[Entries supplied]:
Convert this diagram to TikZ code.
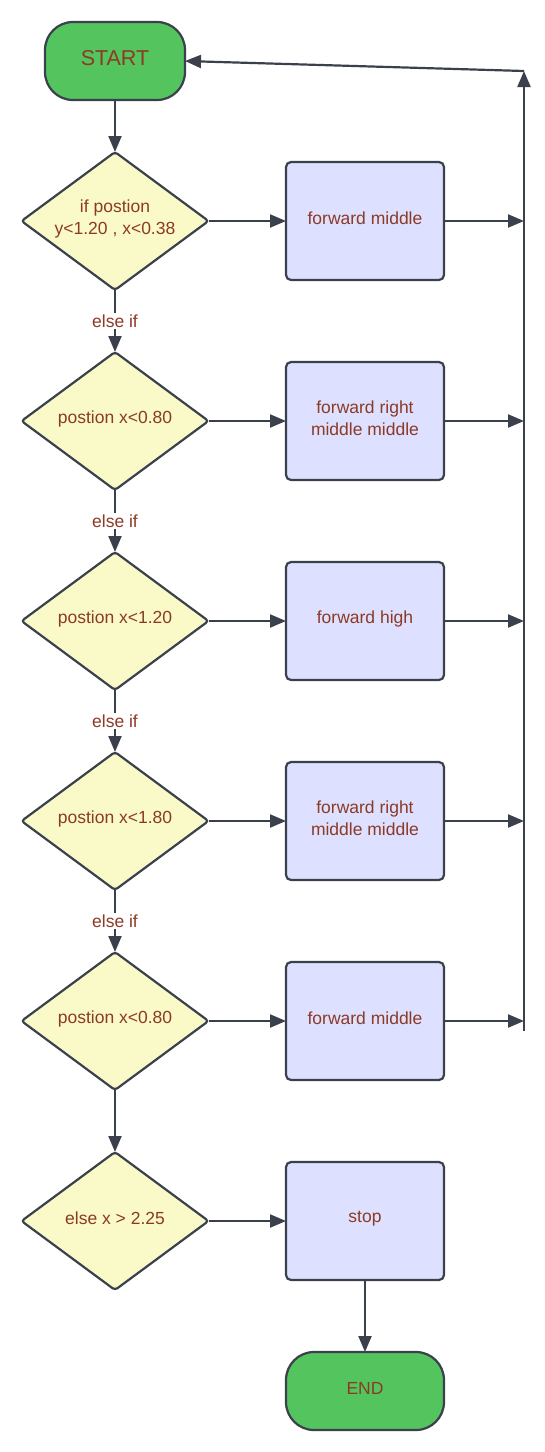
\documentclass[tikz,border=0pt]{standalone}
\usepackage{fontspec}
\setmainfont{Liberation Sans}
\usetikzlibrary{shapes.geometric,arrows.meta}
\definecolor{stroke}{RGB}{58,65,76}
\definecolor{txt}{RGB}{140,58,38}
\definecolor{grn}{RGB}{84,196,94}
\definecolor{ylw}{RGB}{250,250,200}
\definecolor{lav}{RGB}{222,224,255}
\begin{document}
\begin{tikzpicture}[x=1pt,y=-1pt]
\tikzset{
  base/.style={draw=stroke, line width=2.2pt, inner sep=0pt, outer sep=0pt},
  term/.style={base, fill=grn, rounded corners=28pt, minimum width=#1, minimum height=78pt},
  dec/.style={base, diamond, fill=ylw, rounded corners=3pt, minimum width=187pt, minimum height=138pt},
  proc/.style={base, fill=lav, rounded corners=5pt, minimum width=158pt, minimum height=118pt},
  tx/.style={label={[font=\fontsize{17.5}{22}\selectfont, text=txt, align=center, yshift=2.5pt]center:{#1}}},
  bigtx/.style={label={[font=\fontsize{21.5}{24}\selectfont, text=txt, align=center, yshift=3pt]center:{#1}}},
  arr/.style={draw=stroke, line width=2.2pt, -{Triangle[length=16pt,width=13pt]}},
  lbl/.style={fill=white, inner sep=2pt, text=txt, font=\fontsize{17.5}{22}\selectfont},
}
\useasboundingbox (0,0) rectangle (545,1452);

\node[term=140pt, bigtx={START}] (start) at (115,61) {};
\node[dec, tx={if postion\\y<1.20 , x<0.38}] (d1) at (115,221) {};
\node[dec, tx={postion x<0.80}] (d2) at (115,421) {};
\node[dec, tx={postion x<1.20}] (d3) at (115,621) {};
\node[dec, tx={postion x<1.80}] (d4) at (115,821) {};
\node[dec, tx={postion x<0.80}] (d5) at (115,1021) {};
\node[dec, tx={else x > 2.25}] (d6) at (115,1221) {};

\node[proc, tx={forward middle}] (b1) at (365,221) {};
\node[proc, tx={forward right\\middle middle}] (b2) at (365,421) {};
\node[proc, tx={forward high}] (b3) at (365,621) {};
\node[proc, tx={forward right\\middle middle}] (b4) at (365,821) {};
\node[proc, tx={forward middle}] (b5) at (365,1021) {};
\node[proc, tx={stop}] (b6) at (365,1221) {};
\node[term=158pt, tx={END}] (end) at (365,1391) {};

\coordinate (rt) at (524,71);
\coordinate (rb) at (524,1031);

\draw[arr] (start) -- (d1);
\draw[arr] (d1) -- node[lbl] {else if} (d2);
\draw[arr] (d2) -- node[lbl] {else if} (d3);
\draw[arr] (d3) -- node[lbl] {else if} (d4);
\draw[arr] (d4) -- node[lbl] {else if} (d5);
\draw[arr] (d5) -- (d6);

\foreach \i in {1,...,6} {
  \draw[arr] (d\i) -- (b\i);
}
\foreach \i in {1,...,5} {
  \draw[arr] (b\i.east) -- (b\i.east -| rb);
}
\draw[arr] (b6) -- (end);

\draw[arr] (rb) -- (rt);
\draw[arr] (rt) -- (start.east);
\end{tikzpicture}
\end{document}
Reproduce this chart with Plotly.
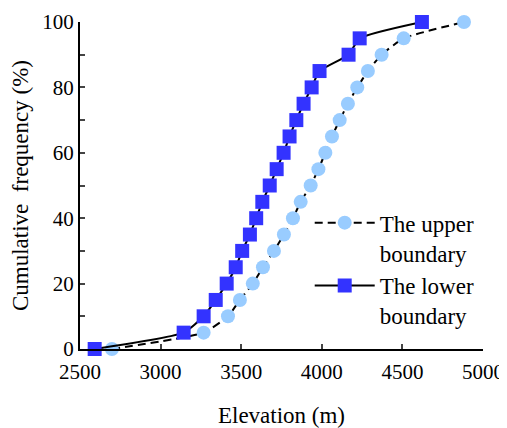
import plotly.graph_objects as go

freq = [0, 5, 10, 15, 20, 25, 30, 35, 40, 45, 50, 55, 60, 65, 70, 75, 80, 85, 90, 95, 100]
upper_elev = [2698, 3267, 3418, 3492, 3572, 3635, 3703, 3765, 3821, 3869, 3931,
              3979, 4022, 4063, 4111, 4162, 4220, 4286, 4371, 4508, 4882]
lower_elev = [2591, 3143, 3267, 3342, 3410, 3466, 3506, 3554, 3593, 3631, 3677,
              3720, 3763, 3800, 3842, 3887, 3937, 3986, 4166, 4235, 4621]

x_ticks = [2500, 3000, 3500, 4000, 4500, 5000]
y_ticks = [0, 20, 40, 60, 80, 100]

FONT = "Liberation Serif"

fig = go.Figure()
fig.add_trace(go.Scatter(
    x=upper_elev, y=freq, mode="lines+markers",
    name="The upper<br>boundary",
    line=dict(color="black", width=2, dash="8px,5px", shape="spline", smoothing=0.5),
    marker=dict(symbol="circle", size=14, color="#99CCFF"),
    cliponaxis=False,
))
fig.add_trace(go.Scatter(
    x=lower_elev, y=freq, mode="lines+markers",
    name="The lower<br>boundary",
    line=dict(color="black", width=2, shape="spline", smoothing=0.5),
    marker=dict(symbol="square", size=14, color="#3333FF"),
    cliponaxis=False,
))

fig.update_layout(
    width=499, height=420,
    margin=dict(l=72, r=24, t=14, b=79),
    paper_bgcolor="white", plot_bgcolor="white",
    font=dict(family=FONT, size=20, color="black"),
    showlegend=True,
    legend=dict(
        x=0.57, y=0.452, xanchor="left", yanchor="top",
        bgcolor="rgba(0,0,0,0)", valign="top",
        font=dict(family=FONT, size=23, color="black"),
        tracegroupgap=4, itemwidth=60,
    ),
    xaxis=dict(
        range=[2500, 5000], tickvals=x_ticks, ticks="inside", ticklen=5,
        tickwidth=1.5, showline=True, linecolor="black", linewidth=2,
        showgrid=False, zeroline=False, mirror=False, automargin=False,
        tickfont=dict(family=FONT, size=21), ticklabelstandoff=3,
        title=dict(text="Elevation (m)", font=dict(family=FONT, size=23), standoff=24),
    ),
    yaxis=dict(
        range=[0, 100], tickvals=[0, 10, 20, 30, 40, 50, 60, 70, 80, 90, 100],
        ticktext=["0", "", "20", "", "40", "", "60", "", "80", "", "100"],
        ticks="inside", ticklen=5, tickwidth=1.5,
        showline=True, linecolor="black", linewidth=2,
        showgrid=False, zeroline=False, mirror=False, automargin=False,
        tickfont=dict(family=FONT, size=21),
        title=dict(text="Cumulative\u00a0 frequency (%)", font=dict(family=FONT, size=23), standoff=7),
    ),
)

fig.write_html("out.html")
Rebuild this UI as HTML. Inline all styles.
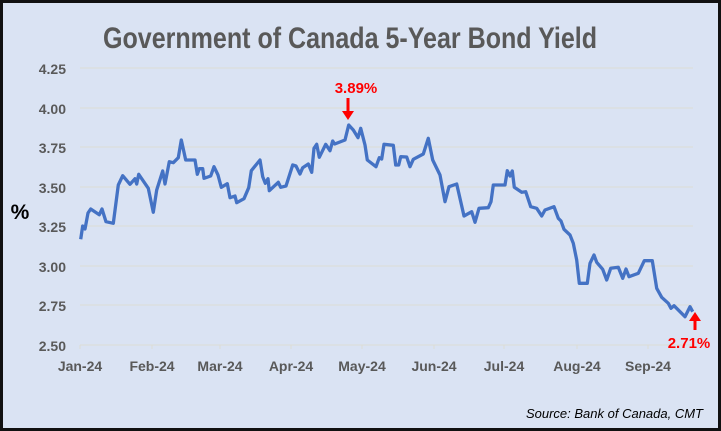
<!DOCTYPE html>
<html><head><meta charset="utf-8"><style>
html,body{margin:0;padding:0;background:#dae3f3;}
svg{display:block;}
</style></head><body>
<svg width="721" height="431" viewBox="0 0 721 431" xmlns="http://www.w3.org/2000/svg">
<rect x="1.5" y="1.5" width="718" height="428" fill="#dae3f3" stroke="#111" stroke-width="3"/>
<text x="350" y="48" text-anchor="middle" font-family="'Liberation Sans Narrow','Liberation Sans',sans-serif" font-weight="bold" font-size="30" fill="#595959" textLength="494" lengthAdjust="spacingAndGlyphs">Government of Canada 5-Year Bond Yield</text>
<g stroke="#dcdcd4" stroke-width="1">
<line x1="80" y1="68" x2="693" y2="68"/>
<line x1="80" y1="108" x2="693" y2="108"/>
<line x1="80" y1="147" x2="693" y2="147"/>
<line x1="80" y1="187" x2="693" y2="187"/>
<line x1="80" y1="226" x2="693" y2="226"/>
<line x1="80" y1="266" x2="693" y2="266"/>
<line x1="80" y1="305" x2="693" y2="305"/>
<line x1="80" y1="345" x2="693" y2="345"/>
<line x1="80" y1="345" x2="80" y2="349"/><line x1="152" y1="345" x2="152" y2="349"/><line x1="220" y1="345" x2="220" y2="349"/><line x1="291" y1="345" x2="291" y2="349"/><line x1="362" y1="345" x2="362" y2="349"/><line x1="434" y1="345" x2="434" y2="349"/><line x1="504" y1="345" x2="504" y2="349"/><line x1="577" y1="345" x2="577" y2="349"/><line x1="648" y1="345" x2="648" y2="349"/>
</g>
<g font-family="'Liberation Sans Narrow','Liberation Sans',sans-serif" font-weight="bold" font-size="14" fill="#595959" text-anchor="end">
<text x="66" y="74">4.25</text><text x="66" y="114">4.00</text><text x="66" y="153">3.75</text><text x="66" y="193">3.50</text><text x="66" y="232">3.25</text><text x="66" y="272">3.00</text><text x="66" y="311">2.75</text><text x="66" y="351">2.50</text>
</g>
<g font-family="'Liberation Sans Narrow','Liberation Sans',sans-serif" font-weight="bold" font-size="14" fill="#595959" text-anchor="middle">
<text x="80" y="371">Jan-24</text><text x="152" y="371">Feb-24</text><text x="220" y="371">Mar-24</text><text x="291" y="371">Apr-24</text><text x="362" y="371">May-24</text><text x="434" y="371">Jun-24</text><text x="504" y="371">Jul-24</text><text x="577" y="371">Aug-24</text><text x="648" y="371">Sep-24</text>
</g>
<text x="20" y="219" text-anchor="middle" font-family="'Liberation Sans',sans-serif" font-weight="bold" font-size="21" fill="#000">%</text>
<polyline fill="none" stroke="#4472c4" stroke-width="3.3" stroke-linejoin="round" points="80.7,239.3 82.7,226 85,229 88,213 90.7,209 99.3,214.7 102,209 106,221.7 113.3,223.3 118.3,185 122.7,175.7 130,184.3 135,178.7 136.7,184 138.7,174.3 148.3,188.3 153.3,212.3 156.7,190 162.7,171 165,184 169.3,161.7 173.3,162.7 178.3,157.7 181.3,140 185.7,160 195,160 197.3,174.3 199.3,168.7 202.7,168.7 204,178.3 210.7,176 214,166.7 218,175 221.3,187.3 227.3,183.7 230,197.7 235,196 236.7,202.7 244,198.7 248.7,187.7 251.3,170.7 260,160 262.7,176.7 265.3,183.3 268,178.7 269.3,190.7 278.3,182.3 280.7,187.3 286,186 292.7,165 296,166 300,174 302.7,167.7 308.3,164 311.7,172.3 314,148.3 316.7,144.3 319.3,157.3 325.7,144.3 330,150.7 332.7,141 334.7,144 345,140 348.7,125 353.3,130 358,137.7 360.7,128.3 365,145 367.3,160 376,166.7 379.3,157.7 381.7,159 384,144.3 393.3,145.3 395.7,165 398.7,165 400.7,156.7 406.7,157 410,166.7 413.3,159.3 423.3,154 428.3,138.3 432.7,160 440,175 445,201.7 449,186.7 456.7,184 464,216 471.7,211.7 475,222.3 479,208.3 488.3,207.7 491,201.7 493.3,185 505,185 507.3,170.7 510,176 512.3,171 514.3,187.3 521.7,192.3 525.7,191.7 530.7,206.7 536.7,208.3 541.7,216 545,210 554,206.7 558.3,218.3 561,221 564,229.3 570,235 573.3,243.3 576.7,260 579.3,283.3 587.3,283.3 590,263.3 594,255 596.7,262.3 602.7,269.3 606.7,280 610.7,268.3 618.3,267.3 622.7,278.3 626,269 629,276.7 638.3,273.3 644.3,260.7 652.3,260.7 656.7,288.3 661.7,297.3 668.3,303.3 671,308.3 674,305.7 685,316.7 690,306.7 692.7,311.7"/>
<g font-family="'Liberation Sans',sans-serif" font-weight="bold" font-size="15" fill="#ff0000">
<text x="356" y="93" text-anchor="middle">3.89%</text>
<text x="689" y="348" text-anchor="middle">2.71%</text>
</g>
<line x1="348" y1="98" x2="348" y2="112" stroke="#ff0000" stroke-width="3"/>
<polygon points="342,111 354,111 348,120" fill="#ff0000"/>
<line x1="695" y1="330" x2="695" y2="320" stroke="#ff0000" stroke-width="3"/>
<polygon points="689,321 701,321 695,312" fill="#ff0000"/>
<text x="703" y="418" text-anchor="end" font-family="'Liberation Sans',sans-serif" font-style="italic" font-size="13" fill="#000">Source: Bank of Canada, CMT</text>
</svg>
</body></html>
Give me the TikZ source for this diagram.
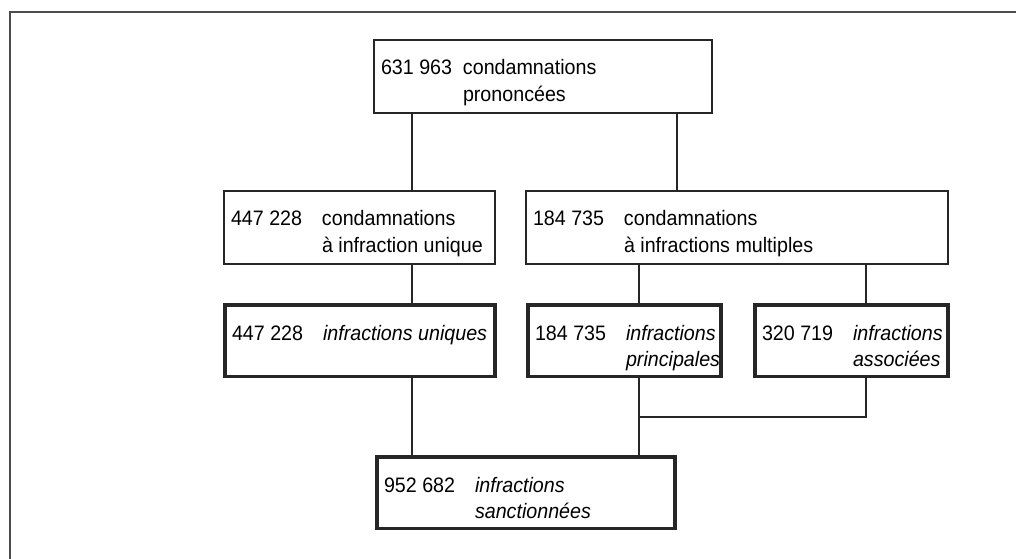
\documentclass[tikz,border=0pt]{standalone}
\usepackage{fontspec}
\setmainfont[FakeStretch=0.94]{Liberation Sans}
\newlength{\pix}
\setlength{\pix}{0.75pt}
% #1 box width, #2 number column, #3 number, #4 label
\newcommand{\entry}[4]{\makebox[#1\pix][l]{\hspace*{7\pix}\makebox[#2\pix][l]{#3}\parbox[t]{\dimexpr#1\pix-#2\pix-7\pix\relax}{#4}}}

\begin{document}
\begin{tikzpicture}[
		x=0.75pt, y=-0.75pt,
		every node/.style={font=\fontsize{15.7pt}{20pt}\selectfont, text=black},
		cbox/.style={draw=black!85, line width=1pt, inner sep=0pt, outer sep=0pt,
			anchor=north west, text height=26.25pt, text depth=28.5pt},
		tbox/.style={cbox, line width=2.4pt, text depth=27.5pt},
		link/.style={draw=black!85, line width=1pt}
		]
		\useasboundingbox (0,0) rectangle (1016,559);
		% cadre
		\draw[black!70, line width=1.5pt] (10,559) |- (1016,12.5);
		
		% condamnations
		\node[cbox] (top) at (374,40) {\entry{338}{82}{631 963}{condamnations\\prononcées}};
		\node[cbox] (lmid) at (224,191) {\entry{271}{91}{447 228}{condamnations\\à infraction unique}};
		\node[cbox] (rmid) at (526,191) {\entry{422}{91}{184 735}{condamnations\\à infractions multiples}};
		
		% infractions
		\node[tbox] (lbot) at (225,305) {\entry{270}{91}{447 228}{\itshape infractions uniques}};
		\node[tbox] (mbot) at (528,305) {\entry{193}{91}{184 735}{\itshape infractions\\principales}};
		\node[tbox] (rbot) at (755,305) {\entry{193}{91}{320 719}{\itshape infractions\\associées}};
		\node[tbox] (total) at (377,457) {\entry{298}{91}{952 682}{\itshape infractions\\sanctionnées}};
		
		% colonnes des traits
		\coordinate (xa) at (412,0);
		\coordinate (xb) at (677,0);
		\coordinate (xc) at (639,0);
		\coordinate (xd) at (866,0);
		\coordinate (jn) at (639,417);
		
		% traits
		\draw[link] (top.south -| xa) -- (lmid.north -| xa);
		\draw[link] (top.south -| xb) -- (rmid.north -| xb);
		\draw[link] (lmid.south -| xa) -- (lbot.north -| xa);
		\draw[link] (rmid.south -| xc) -- (mbot.north -| xc);
		\draw[link] (rmid.south -| xd) -- (rbot.north -| xd);
		\draw[link] (lbot.south -| xa) -- (total.north -| xa);
		\draw[link] (mbot.south -| xc) -- (total.north -| xc);
		\draw[link] (rbot.south -| xd) |- (jn);
	\end{tikzpicture}
\end{document}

[Given exercise]:
Collect the lines of the data that carry the word "diagram".

[Output of the task]:
Convert this diagram to TikZ code.
Give me the TikZ source for this diagram.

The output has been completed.